### PROBLEM REQUIREMENTS
Give again, word for word, the lines below that run from the line with "Convert this chart to Bokeh code." through the line with "y_ticks = [0, 5, 10, 15, 20, 25]". Drop the pictures.
○ ○ ○ ○ ○ ○ ○
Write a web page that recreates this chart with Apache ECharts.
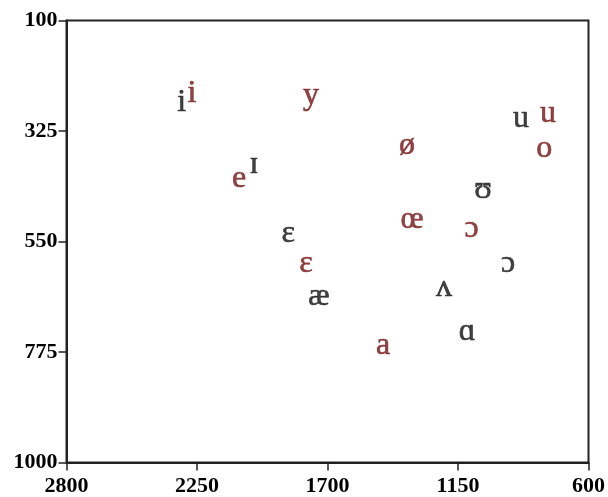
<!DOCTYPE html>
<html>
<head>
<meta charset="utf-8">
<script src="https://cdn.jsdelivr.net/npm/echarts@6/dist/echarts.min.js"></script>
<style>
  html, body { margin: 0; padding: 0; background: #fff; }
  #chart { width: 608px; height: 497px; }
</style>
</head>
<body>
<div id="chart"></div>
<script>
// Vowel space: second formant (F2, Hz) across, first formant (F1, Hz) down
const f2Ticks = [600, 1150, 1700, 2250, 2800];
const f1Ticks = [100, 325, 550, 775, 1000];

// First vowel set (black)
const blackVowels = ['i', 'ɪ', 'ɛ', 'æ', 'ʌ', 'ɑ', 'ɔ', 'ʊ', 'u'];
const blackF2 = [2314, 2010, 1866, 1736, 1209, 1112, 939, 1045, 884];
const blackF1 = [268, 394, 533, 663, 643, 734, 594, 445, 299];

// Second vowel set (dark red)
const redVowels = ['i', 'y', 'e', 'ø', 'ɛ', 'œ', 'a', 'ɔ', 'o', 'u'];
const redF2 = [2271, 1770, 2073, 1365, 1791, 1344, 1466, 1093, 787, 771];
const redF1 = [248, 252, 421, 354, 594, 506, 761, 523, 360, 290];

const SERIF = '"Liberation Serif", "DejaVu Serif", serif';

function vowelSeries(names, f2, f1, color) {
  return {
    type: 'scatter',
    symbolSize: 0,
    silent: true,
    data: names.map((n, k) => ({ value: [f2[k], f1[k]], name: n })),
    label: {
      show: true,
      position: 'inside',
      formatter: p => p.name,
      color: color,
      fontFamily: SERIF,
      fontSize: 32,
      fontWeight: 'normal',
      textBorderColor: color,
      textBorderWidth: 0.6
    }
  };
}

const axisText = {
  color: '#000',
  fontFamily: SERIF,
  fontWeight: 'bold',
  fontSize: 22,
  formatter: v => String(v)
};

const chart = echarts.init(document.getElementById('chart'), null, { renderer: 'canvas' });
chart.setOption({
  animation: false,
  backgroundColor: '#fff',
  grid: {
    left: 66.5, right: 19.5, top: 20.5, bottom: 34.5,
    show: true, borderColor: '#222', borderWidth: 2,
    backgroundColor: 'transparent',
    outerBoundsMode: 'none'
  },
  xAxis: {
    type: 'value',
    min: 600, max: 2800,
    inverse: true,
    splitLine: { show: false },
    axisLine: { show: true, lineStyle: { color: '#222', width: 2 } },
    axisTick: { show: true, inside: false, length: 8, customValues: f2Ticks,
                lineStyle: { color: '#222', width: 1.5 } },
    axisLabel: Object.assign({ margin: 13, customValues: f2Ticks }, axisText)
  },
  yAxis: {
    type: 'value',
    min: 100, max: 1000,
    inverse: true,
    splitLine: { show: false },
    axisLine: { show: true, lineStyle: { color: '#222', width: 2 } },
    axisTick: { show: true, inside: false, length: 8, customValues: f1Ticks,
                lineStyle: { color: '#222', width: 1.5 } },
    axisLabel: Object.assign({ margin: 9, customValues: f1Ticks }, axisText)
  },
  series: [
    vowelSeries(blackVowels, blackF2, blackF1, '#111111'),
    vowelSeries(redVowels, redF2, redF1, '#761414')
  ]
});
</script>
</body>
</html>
○ ○ ○ ○ ○ ○ ○
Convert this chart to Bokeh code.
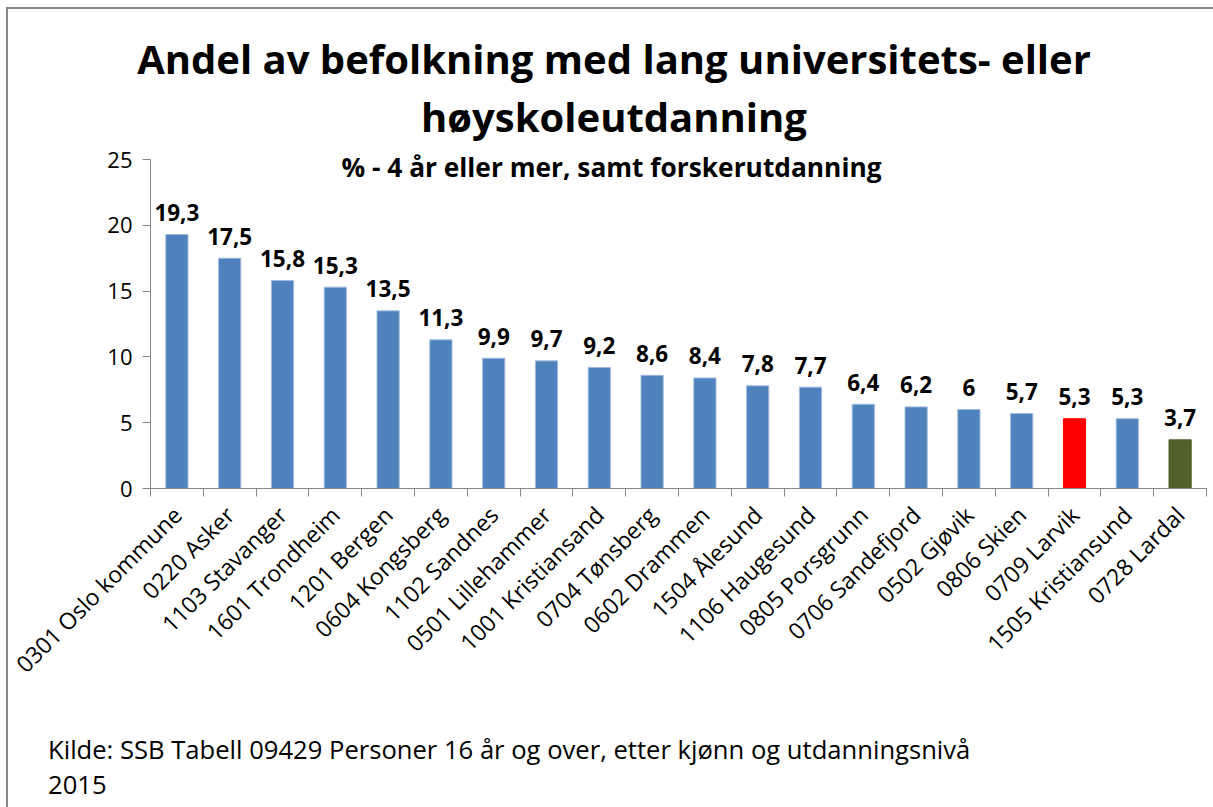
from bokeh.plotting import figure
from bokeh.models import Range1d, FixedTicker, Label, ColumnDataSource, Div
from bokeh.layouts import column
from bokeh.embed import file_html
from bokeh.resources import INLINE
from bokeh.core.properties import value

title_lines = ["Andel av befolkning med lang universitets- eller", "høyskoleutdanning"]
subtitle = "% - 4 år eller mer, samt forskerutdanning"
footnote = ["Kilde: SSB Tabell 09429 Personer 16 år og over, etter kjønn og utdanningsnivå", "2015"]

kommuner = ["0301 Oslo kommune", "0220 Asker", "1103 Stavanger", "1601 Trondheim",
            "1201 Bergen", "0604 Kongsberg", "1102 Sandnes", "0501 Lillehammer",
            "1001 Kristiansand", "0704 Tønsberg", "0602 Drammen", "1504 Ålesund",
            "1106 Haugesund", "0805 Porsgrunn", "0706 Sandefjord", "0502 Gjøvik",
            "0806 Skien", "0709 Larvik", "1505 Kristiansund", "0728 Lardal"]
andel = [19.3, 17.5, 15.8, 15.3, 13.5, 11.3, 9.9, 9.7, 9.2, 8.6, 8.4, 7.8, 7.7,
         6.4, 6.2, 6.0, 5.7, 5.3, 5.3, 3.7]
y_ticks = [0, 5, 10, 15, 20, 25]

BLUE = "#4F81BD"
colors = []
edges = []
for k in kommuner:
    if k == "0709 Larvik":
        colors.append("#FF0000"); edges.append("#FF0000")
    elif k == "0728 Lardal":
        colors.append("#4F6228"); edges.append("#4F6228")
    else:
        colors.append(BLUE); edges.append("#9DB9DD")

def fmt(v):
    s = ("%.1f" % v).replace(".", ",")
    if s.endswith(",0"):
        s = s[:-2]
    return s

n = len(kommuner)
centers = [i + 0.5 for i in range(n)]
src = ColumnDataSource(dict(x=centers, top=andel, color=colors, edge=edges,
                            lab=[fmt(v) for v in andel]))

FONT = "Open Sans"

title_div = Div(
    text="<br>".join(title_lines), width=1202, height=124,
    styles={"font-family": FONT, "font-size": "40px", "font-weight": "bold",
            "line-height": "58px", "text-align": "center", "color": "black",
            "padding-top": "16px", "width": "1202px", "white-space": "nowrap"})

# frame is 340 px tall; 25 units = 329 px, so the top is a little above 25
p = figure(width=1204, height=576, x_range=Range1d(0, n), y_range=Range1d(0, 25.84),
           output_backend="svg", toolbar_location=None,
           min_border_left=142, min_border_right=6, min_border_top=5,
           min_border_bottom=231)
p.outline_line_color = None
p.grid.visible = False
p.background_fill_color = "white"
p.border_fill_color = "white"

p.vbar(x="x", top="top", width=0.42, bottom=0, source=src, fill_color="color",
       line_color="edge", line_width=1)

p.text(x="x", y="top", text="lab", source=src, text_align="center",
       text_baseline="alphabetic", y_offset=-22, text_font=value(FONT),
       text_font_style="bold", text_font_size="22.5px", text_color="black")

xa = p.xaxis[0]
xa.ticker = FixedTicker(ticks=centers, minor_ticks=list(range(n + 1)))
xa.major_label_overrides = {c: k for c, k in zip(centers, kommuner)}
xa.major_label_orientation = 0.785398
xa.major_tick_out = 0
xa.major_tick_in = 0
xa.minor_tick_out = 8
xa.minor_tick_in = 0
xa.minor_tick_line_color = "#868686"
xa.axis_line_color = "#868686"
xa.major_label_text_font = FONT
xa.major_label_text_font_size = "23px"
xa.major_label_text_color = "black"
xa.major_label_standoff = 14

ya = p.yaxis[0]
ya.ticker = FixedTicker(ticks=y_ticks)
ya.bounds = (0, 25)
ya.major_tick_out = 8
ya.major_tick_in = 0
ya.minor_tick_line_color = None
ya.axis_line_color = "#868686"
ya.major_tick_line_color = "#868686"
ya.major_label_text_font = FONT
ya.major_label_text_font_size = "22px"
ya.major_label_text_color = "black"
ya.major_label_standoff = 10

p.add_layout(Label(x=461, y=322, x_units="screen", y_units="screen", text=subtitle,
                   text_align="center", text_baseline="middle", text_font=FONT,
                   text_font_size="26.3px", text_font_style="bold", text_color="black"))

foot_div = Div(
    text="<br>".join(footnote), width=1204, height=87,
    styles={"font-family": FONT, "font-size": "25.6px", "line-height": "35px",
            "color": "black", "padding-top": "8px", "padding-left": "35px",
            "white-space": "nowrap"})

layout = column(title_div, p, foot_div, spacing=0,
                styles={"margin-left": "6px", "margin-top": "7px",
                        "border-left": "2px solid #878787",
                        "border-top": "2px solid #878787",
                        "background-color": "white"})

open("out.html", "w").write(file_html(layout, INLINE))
○ ○ ○ ○ ○ ○ ○
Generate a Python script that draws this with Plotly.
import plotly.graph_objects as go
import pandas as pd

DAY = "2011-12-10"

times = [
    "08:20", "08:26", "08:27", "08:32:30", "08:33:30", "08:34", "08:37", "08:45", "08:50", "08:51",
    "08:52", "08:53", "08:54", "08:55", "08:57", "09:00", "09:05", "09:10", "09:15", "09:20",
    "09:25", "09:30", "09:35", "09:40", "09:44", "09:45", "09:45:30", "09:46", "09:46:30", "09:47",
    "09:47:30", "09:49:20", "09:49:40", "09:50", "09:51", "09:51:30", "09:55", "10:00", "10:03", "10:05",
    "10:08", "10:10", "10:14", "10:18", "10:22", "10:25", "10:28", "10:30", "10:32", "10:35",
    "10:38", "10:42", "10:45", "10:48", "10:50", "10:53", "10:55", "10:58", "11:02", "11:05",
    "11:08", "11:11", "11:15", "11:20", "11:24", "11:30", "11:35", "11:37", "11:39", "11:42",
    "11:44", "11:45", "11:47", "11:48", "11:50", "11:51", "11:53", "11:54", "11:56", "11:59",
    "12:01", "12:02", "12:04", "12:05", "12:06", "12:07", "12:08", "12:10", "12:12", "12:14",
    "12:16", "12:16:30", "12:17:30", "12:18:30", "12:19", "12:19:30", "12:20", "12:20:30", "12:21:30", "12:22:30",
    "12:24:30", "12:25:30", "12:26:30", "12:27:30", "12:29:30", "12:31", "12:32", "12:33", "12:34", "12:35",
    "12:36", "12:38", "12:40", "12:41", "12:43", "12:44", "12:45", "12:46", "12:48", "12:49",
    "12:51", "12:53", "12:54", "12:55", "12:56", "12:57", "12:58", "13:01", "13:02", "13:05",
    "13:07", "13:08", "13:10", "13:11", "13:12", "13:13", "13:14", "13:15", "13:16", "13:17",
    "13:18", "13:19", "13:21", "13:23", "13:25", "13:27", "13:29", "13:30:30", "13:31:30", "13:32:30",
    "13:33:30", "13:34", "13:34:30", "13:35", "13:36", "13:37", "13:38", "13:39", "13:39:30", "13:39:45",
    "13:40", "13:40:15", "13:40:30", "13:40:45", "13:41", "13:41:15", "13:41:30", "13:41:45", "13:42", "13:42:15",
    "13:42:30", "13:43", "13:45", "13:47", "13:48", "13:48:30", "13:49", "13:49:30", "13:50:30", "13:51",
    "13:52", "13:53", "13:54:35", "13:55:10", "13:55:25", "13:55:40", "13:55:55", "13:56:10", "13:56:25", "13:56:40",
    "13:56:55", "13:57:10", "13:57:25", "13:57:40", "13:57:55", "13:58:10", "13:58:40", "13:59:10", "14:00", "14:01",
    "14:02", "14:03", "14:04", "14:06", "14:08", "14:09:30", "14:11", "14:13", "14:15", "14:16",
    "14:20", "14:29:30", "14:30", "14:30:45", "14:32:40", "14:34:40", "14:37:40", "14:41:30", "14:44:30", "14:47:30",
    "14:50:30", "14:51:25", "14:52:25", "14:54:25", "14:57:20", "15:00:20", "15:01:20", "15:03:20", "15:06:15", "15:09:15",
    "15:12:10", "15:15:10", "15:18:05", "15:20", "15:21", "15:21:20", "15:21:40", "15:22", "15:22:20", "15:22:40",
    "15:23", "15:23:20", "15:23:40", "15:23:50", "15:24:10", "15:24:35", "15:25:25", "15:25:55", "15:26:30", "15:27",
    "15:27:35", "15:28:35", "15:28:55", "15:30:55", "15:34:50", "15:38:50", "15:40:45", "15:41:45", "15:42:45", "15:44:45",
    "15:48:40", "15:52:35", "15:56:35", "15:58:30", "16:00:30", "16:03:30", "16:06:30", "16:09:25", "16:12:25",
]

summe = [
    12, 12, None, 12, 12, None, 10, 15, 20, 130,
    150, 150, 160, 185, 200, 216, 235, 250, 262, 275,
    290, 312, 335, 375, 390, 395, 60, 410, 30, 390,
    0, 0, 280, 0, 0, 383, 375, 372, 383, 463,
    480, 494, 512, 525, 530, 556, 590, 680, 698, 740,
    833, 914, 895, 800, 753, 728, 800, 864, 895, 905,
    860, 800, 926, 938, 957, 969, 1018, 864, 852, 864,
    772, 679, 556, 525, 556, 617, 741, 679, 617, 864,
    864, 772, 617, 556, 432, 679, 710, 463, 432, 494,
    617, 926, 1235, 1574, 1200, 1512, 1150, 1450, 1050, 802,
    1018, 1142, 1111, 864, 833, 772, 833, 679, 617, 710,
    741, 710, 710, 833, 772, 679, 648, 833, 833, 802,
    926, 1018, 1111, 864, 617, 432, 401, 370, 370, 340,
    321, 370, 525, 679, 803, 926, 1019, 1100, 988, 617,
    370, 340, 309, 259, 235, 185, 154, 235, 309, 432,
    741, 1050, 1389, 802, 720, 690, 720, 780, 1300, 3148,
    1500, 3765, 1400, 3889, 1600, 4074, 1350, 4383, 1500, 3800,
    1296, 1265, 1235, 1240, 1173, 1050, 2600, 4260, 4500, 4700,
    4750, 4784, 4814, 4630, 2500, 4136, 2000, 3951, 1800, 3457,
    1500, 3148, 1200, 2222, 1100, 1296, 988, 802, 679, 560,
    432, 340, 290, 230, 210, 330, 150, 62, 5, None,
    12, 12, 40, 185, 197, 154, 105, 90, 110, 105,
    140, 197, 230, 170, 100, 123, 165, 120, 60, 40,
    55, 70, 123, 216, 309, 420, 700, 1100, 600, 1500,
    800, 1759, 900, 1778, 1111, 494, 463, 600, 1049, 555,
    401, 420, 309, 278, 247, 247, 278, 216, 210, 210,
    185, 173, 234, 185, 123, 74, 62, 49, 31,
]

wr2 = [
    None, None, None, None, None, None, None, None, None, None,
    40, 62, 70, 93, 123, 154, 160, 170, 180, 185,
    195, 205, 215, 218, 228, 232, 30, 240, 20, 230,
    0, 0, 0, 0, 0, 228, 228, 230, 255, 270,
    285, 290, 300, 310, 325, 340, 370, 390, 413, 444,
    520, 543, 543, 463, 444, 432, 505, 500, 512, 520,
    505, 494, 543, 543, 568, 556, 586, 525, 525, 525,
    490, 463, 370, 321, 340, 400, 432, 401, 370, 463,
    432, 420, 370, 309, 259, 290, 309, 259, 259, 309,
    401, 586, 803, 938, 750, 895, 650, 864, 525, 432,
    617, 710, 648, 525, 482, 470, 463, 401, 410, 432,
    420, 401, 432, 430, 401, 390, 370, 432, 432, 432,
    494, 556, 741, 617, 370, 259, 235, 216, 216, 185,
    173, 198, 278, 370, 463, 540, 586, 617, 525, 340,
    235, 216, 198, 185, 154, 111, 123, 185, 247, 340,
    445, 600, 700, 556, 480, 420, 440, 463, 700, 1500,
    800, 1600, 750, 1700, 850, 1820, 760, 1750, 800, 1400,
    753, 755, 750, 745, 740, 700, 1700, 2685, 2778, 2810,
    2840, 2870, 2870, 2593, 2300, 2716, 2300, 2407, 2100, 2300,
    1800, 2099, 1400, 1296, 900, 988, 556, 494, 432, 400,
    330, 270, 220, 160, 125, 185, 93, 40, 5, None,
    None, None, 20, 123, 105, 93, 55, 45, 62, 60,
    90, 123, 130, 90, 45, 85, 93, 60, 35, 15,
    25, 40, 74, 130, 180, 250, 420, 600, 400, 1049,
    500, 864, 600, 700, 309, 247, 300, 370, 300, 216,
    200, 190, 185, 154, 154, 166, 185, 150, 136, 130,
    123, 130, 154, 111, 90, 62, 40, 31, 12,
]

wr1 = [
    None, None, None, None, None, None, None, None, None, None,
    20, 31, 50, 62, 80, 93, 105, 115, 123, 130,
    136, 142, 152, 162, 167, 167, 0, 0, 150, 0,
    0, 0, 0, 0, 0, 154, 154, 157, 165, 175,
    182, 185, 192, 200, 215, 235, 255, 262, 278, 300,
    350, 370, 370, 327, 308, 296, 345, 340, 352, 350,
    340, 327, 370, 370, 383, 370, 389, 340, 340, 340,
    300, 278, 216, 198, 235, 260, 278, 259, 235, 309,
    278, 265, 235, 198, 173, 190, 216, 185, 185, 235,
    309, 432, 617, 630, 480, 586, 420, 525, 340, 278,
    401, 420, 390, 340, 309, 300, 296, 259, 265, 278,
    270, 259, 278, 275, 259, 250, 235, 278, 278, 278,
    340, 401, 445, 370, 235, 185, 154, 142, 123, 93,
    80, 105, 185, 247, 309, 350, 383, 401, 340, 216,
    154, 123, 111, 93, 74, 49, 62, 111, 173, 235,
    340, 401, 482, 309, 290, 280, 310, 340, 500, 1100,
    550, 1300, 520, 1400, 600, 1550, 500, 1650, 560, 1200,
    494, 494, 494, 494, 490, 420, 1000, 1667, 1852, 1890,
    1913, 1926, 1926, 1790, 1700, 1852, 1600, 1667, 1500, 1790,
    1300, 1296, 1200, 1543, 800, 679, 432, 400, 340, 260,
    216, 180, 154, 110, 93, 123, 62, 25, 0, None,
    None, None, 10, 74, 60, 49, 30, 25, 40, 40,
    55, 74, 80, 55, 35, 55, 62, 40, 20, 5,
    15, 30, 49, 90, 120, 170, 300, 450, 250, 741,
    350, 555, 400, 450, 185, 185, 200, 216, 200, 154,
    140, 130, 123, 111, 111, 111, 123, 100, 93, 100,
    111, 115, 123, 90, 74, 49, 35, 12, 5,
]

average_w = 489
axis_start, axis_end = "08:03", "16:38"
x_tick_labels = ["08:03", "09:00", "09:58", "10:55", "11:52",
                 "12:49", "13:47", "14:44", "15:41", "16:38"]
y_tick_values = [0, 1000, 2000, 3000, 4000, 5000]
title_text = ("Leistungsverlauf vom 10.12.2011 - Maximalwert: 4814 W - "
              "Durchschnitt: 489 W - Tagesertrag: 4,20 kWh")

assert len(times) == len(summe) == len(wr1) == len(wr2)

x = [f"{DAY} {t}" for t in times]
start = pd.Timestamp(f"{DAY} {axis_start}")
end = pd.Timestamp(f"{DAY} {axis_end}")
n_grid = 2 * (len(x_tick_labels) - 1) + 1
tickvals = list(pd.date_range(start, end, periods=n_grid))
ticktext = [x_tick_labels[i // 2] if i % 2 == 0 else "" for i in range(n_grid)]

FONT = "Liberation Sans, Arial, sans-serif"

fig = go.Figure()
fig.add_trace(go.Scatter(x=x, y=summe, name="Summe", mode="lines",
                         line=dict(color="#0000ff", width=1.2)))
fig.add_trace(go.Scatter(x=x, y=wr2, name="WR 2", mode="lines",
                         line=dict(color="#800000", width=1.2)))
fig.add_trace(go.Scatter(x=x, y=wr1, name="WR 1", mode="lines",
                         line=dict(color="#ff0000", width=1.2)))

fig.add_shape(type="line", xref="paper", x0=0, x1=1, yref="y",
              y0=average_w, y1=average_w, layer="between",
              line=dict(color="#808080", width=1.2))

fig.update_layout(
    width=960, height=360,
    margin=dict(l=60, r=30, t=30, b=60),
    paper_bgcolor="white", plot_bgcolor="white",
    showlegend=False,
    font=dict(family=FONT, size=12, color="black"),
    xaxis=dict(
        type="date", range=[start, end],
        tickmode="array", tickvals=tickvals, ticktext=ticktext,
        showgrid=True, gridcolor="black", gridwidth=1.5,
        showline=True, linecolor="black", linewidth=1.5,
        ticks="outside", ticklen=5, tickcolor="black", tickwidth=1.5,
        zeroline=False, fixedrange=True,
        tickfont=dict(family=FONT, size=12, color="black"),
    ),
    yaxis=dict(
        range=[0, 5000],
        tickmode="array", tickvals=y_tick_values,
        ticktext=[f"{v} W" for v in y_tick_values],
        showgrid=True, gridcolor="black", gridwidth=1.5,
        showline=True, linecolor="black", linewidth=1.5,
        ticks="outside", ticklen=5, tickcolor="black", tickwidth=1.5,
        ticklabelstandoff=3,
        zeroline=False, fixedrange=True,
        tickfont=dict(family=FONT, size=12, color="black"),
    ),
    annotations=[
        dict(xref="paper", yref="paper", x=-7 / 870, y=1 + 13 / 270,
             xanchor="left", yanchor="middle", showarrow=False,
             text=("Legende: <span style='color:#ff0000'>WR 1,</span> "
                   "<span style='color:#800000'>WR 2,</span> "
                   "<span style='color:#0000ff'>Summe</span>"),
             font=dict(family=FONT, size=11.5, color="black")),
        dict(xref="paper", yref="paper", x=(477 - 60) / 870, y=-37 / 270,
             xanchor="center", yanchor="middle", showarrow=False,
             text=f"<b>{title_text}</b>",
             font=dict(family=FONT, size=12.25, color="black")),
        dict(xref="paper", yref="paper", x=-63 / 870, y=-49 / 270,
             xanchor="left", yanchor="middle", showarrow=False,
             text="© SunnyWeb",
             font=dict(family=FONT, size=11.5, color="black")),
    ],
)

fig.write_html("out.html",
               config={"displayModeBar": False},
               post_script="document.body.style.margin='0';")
○ ○ ○ ○ ○ ○ ○
### RIGHT ANSWER
Convert this chart to Bokeh code.
from bokeh.plotting import figure
from bokeh.models import Range1d, FixedTicker, Label, ColumnDataSource, Div
from bokeh.layouts import column
from bokeh.embed import file_html
from bokeh.resources import INLINE
from bokeh.core.properties import value

title_lines = ["Andel av befolkning med lang universitets- eller", "høyskoleutdanning"]
subtitle = "% - 4 år eller mer, samt forskerutdanning"
footnote = ["Kilde: SSB Tabell 09429 Personer 16 år og over, etter kjønn og utdanningsnivå", "2015"]

kommuner = ["0301 Oslo kommune", "0220 Asker", "1103 Stavanger", "1601 Trondheim",
            "1201 Bergen", "0604 Kongsberg", "1102 Sandnes", "0501 Lillehammer",
            "1001 Kristiansand", "0704 Tønsberg", "0602 Drammen", "1504 Ålesund",
            "1106 Haugesund", "0805 Porsgrunn", "0706 Sandefjord", "0502 Gjøvik",
            "0806 Skien", "0709 Larvik", "1505 Kristiansund", "0728 Lardal"]
andel = [19.3, 17.5, 15.8, 15.3, 13.5, 11.3, 9.9, 9.7, 9.2, 8.6, 8.4, 7.8, 7.7,
         6.4, 6.2, 6.0, 5.7, 5.3, 5.3, 3.7]
y_ticks = [0, 5, 10, 15, 20, 25]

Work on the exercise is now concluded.